In order to help fill a large backlog of orders for small communications satellites, Sterling, Va.-based Orbital Sciences Corp. plans to purchase Fairchild Space and Defense Corp. for $95 million. Orbital builds small satellites and the rockets to launch them, while Germantown, Md.-based Fairchild Space makes satellites and electronics systems for military aircraft. The acquisition, expected to close in about a month, will nearly double the number of Orbital's employees to about 2,000 people.
"One of Orbital's major goals for the mid-1990s is to achieve the same level of success in small satellites that we have in small launch vehicles. The incorporation of Fairchild's spacecraft experience and capabilities will better position us to meet that challenge," said David Thompson, Orbital's president and CEO.
Orbital, which is used to putting up about three or four satellites a year, plans to launch a constellation of 26 OrbComm satellites by the end of 1995 that will allow two-way, wireless communication worldwide. The OrbComm project will benefit from Fairchild's spacecraft skills, said Thompson.
Five years ago Fairchild Space was bought by France's Matra Hachette Group, but in the last few years revenues have been dropping as the U.S. defense budget has decreased. There have also been reports of problems with the U.S. government over concern that U.S. technology secrets would be leaked to France.
With Fairchild Space, Orbital will have the flexibility to move into higher rates of production and into larger spacecraft, observed Michael Miller, general manger for Virginia's Center for Innovative Technology. Given the ability to move into new areas of the spacecraft market, Orbital could pick up NASA business, he said.

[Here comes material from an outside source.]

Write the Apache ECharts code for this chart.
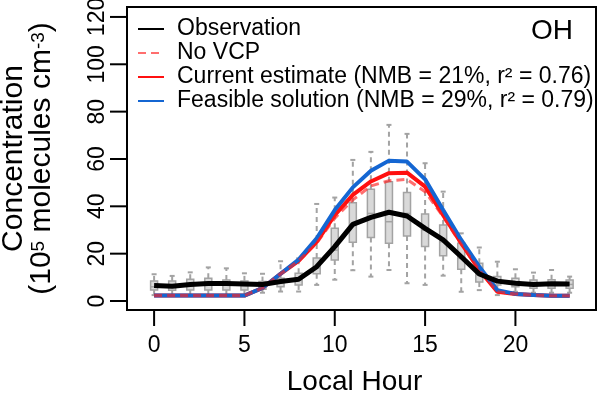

NASA's much-touted "cheaper, faster, better" strategy holds possibilities for the small satellite industry, but it is the telecommunications market that is spending money on small sats now. Mobile satellite systems, including geostationary and non-geostationary systems, will create markets valued at $11 billion for satellites, launches and user terminals, and yearly services revenues of $9 billion, by the year 2001, according to a Leslie Taylor Associates study released on May 26.
Currently, most small satellites are used to test advanced technologies and for scientific missions, Washington, D.C.'s International Small Satellite Organization Vice President Jill Stern said. But increasingly it is the communications market which represents the future growth of the small-sat industry, she said. Miller, of Virginia's Center for Innovative Technology, said that in addition to the wireless service market, remote-sensing satellites hold the greatest potential for the small satellite industry.

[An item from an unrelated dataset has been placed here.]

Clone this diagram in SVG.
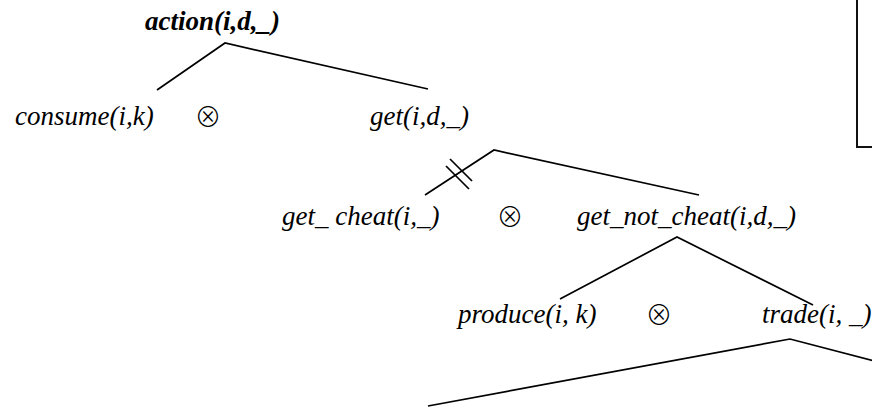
<svg xmlns="http://www.w3.org/2000/svg" width="872" height="407" viewBox="0 0 872 407">
  <style>
    .lbl { font-family: "Liberation Serif", "Times New Roman", serif; font-style: italic; font-size: 27px; fill: #000; }
    .root { font-weight: bold; }
    .op { font-family: "Noto Sans CJK JP", "DejaVu Sans", sans-serif; font-weight: 300; font-size: 27px; fill: #000; text-anchor: middle; }
    .edge { stroke: #000; stroke-width: 1.7; fill: none; stroke-linecap: butt; stroke-linejoin: miter; }
    .frame { stroke: #111; stroke-width: 2; fill: none; }
  </style>
  <rect width="872" height="407" fill="#fff"/>

  <!-- partly visible note frame, top right -->
  <rect class="frame" x="857" y="-10" width="40" height="157"/>

  <!-- tree edges -->
  <g id="connectors">
    <polyline class="edge" points="157,90 225,43 428,89"/>
    <polyline class="edge" points="425,195 494,150 699,195"/>
    <!-- double bar: pruned branch -->
    <line class="edge" x1="450" y1="159" x2="472" y2="181"/>
    <line class="edge" x1="446" y1="166" x2="469" y2="189"/>
    <polyline class="edge" points="560,299 677,237 813,305"/>
    <polyline class="edge" points="428,406 790,339 874,361"/>
  </g>

  <g id="action"><text class="lbl root" x="145" y="30">action(i,d,_)</text></g>
  <g id="consume"><text class="lbl" x="15" y="125">consume(i,k)</text></g>
  <g id="op1"><text class="op" x="208" y="127">⊗</text></g>
  <g id="get"><text class="lbl" x="370" y="125">get(i,d,_)</text></g>
  <g id="get_cheat"><text class="lbl" x="282" y="225">get_ cheat(i,_)</text></g>
  <g id="op2"><text class="op" x="510" y="227">⊗</text></g>
  <g id="get_not_cheat"><text class="lbl" x="577" y="225">get_not_cheat(i,d,_)</text></g>
  <g id="produce"><text class="lbl" x="458" y="323">produce(i, k)</text></g>
  <g id="op3"><text class="op" x="659" y="325">⊗</text></g>
  <g id="trade"><text class="lbl" x="762" y="323">trade(i, _)</text></g>
</svg>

Industry experts agree the global market demand for wireless communications services will probably sustain about two or three big low-earth orbit, or LEO, systems and several little LEO systems. Little LEOs transmit in a different part of the spectrum and provide only data services; big LEOs can provide more services, most significantly voice. Orbital's acquisition of Fairchild Space will actually allow the company to become a player in both LEO markets. Orbital's OrbComm system of satellites is a little LEO system; but Fairchild Space has been a major player in the ELLIPSO big LEO project. Thus, the Fairchild Space purchase allows Orbital to "play both games," explained Richard Fleeter, ISSO president.
Since most agree there will be a limited number of winners in the LEO marketplace, speed in getting into orbit will be crucial. Alan Parker, president of Orbital Science's OrbComm subsidiary, said recently that "first has never counted for more" than in getting the LEOs up.
With the acquisition, Orbital seems to be making the commitment to get its satellites into space ahead of the pack.